At Penn State, McPhearson was a self-described “all-around special teams guy” and in the rotation at defensive back.
He played in 24 games the past two years and got credit for eight tackles each season.
Told of Yost’s observation, McPhearson said, “Coming here more mature, being able to come in and fit in easy with this scheme, it’s helped me make a couple of plays on the ball, wreak havoc to the offense, but I never can be satisfied. The praise is a good thing, but always working to take that next step.”
McPhearson is used to having to fight hard to distinguish himself. His father played at Boston College and with the New England Patriots, his mother ran track at UCLA and, in a family of seven boys and one girl, every one of the brothers has played college and-or professional sports.
Five of McPhearson’s brothers played college football at Penn State, Maryland, Illinois, New Mexico and Indiana University of Pennsylvania.
Another, Matthew McPhearson, was an Arizona Diamondbacks fourth-round draft choice in 2013 and now plays in the New York Yankees’ system. Gerrick Jr., who played football and ran track at Maryland, stood out in sprints, at one point breaking Renaldo Nehemiah’s school record in the indoor 60 meters.
Derrick McPhearson played football at Illinois and spent time in the Milwaukee Brewers’ system.

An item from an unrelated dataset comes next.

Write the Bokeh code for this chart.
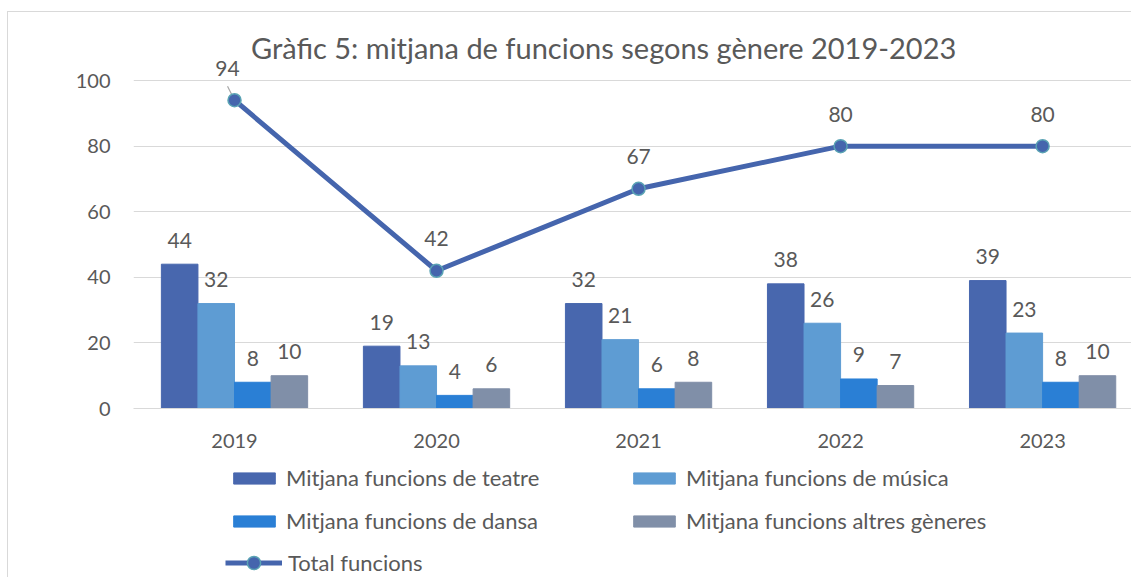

So who’s the best athlete in the family?
“We have this argument all the time,” Zech McPhearson said. “Obviously, I’m going to say myself. But there’s definitely a lot of talent in my family. … Everybody’s gifted at different things.”
McPhearson sailed through Penn State quickly enough, earning a degree in labor and employment relations, to have two years of football eligibility left.
He’s not wasting any time.
“I love Zech McPhearson,” Tech coach Matt Wells said. “He’s tough. He’s smart. He does all the little things right. He’s a good tackler. You’ll see a lot of Zech McPhearson the next two years.”
Returning starters DaMarcus Fields and Desmon Smith, along with McPhearson and John Davis, are battling for the top spots on the depth chart at cornerback.
McPhearson played the Star position at Penn State, which he described as a slot corner and similar to cover safety in Patterson’s scheme. Wells, to accelerate learning, prefers to keep newcomers at one position. In McPhearson’s case, that’s been cornerback.
“I came into this camp just wanting to work hard, take the next step and hopefully that’ll give me a bigger role here on this team,” he said. “I’m just putting in work with the older guys who have been here. They’ve been helping me a lot with film and all that stuff and learning the scheme and everything.”